Example1: The first few characters a GIF file are 47 49 46 in hex, which is GIF in ASCII.
Example2: The first few characters a Word document appear, in Hex, to be “D0 CF 11 E0 A1 B1 1A E1”
Example3: The first few characters of a JPEG appear as, in hex, as “FF D9”
These code can, in theory, be used to identify the start of documents. Some file also have signatures at the end of the document as well as the begining. These signatures, or headers and footers can be used for several purposes; including file identification and file carving.
File Identification through signatures:
If a file is called system.dll and is in the systems folder people may well assume it is in fact a systems file. But, if the first few characters are “D0 CF 11 E0 A1 B1 1A E1” then it would imply that this was a Word Document. Simply changing a file exentions from .DOC to .DLL and placing the document in system folder would do this.
Why would anyone do this? To hide a file.
Computer Forensics tools can automatically detect signatures and have hundreds of different signatures in their database. They can automatically compare the the signature to the file extension and notice any difference; therefore highlighting files of concern.
This is something that could happen, though just from the experience and looking at file types it does not appear to happen often; and examples of this are generally confined to the computer forensics lab. Possibly because, its impractical for users to work with files that are hard to access.

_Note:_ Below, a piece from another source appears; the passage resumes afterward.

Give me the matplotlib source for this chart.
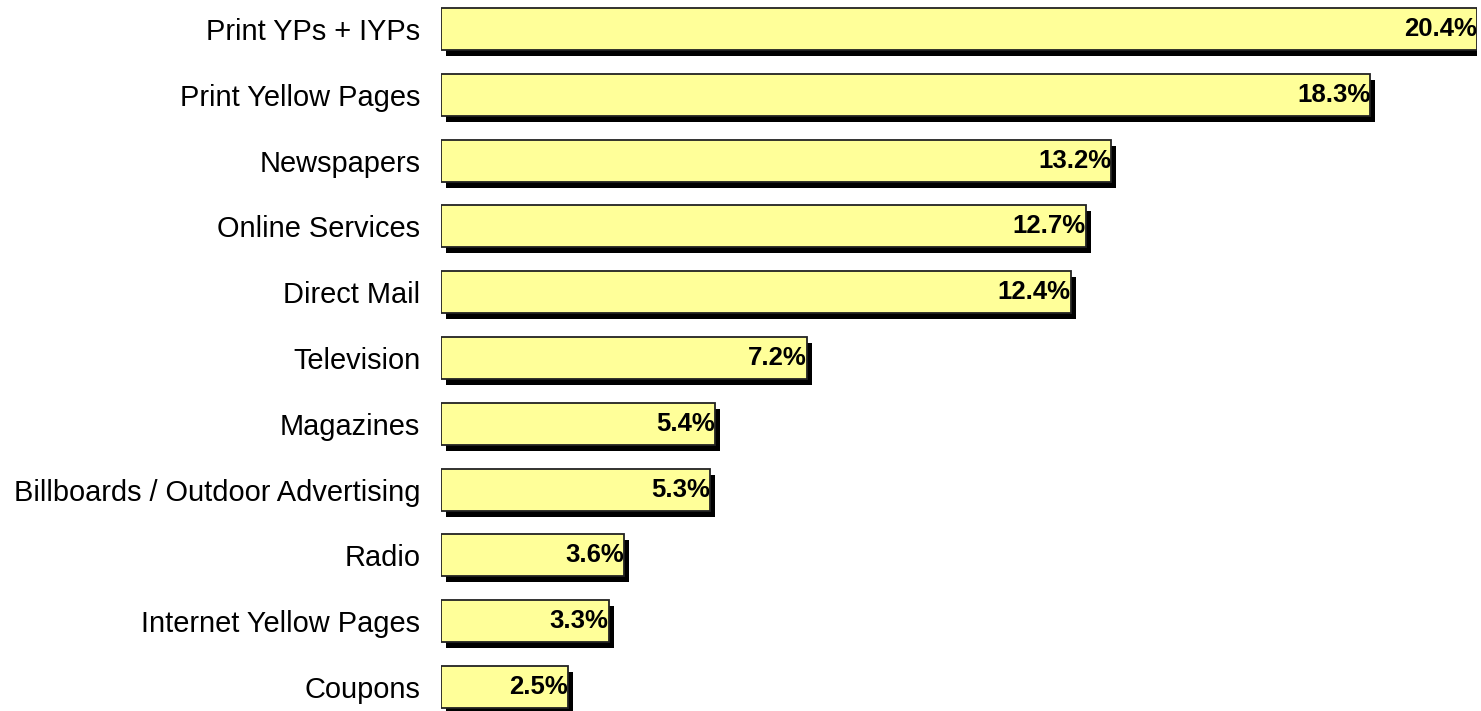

This is a function that is used by both computer forensics and data recovery tools. When a file is deleted and it cannot be recovered easily (i.e the pointed to the file, e.g. the MFT, is no longer there), then file carving is the next best method of recovering the data.
File carving scans every sector of a hard drive (or a selected space) and looks for headers/signatures for files. When it finds one it will then “carve” the data out until it reaches a footer, or the next header. This means it literally starts copying the data from the first sector and every sector out after that, until it has a reason to stop.
The system is not always going to work, particularly for files that are partially overwritten or were fragmented prior to deletion. Some tools can put in a cut off point for “recovered” file sizes so that tens of gigabytes of data are not copied out of; due to fragmentation in files.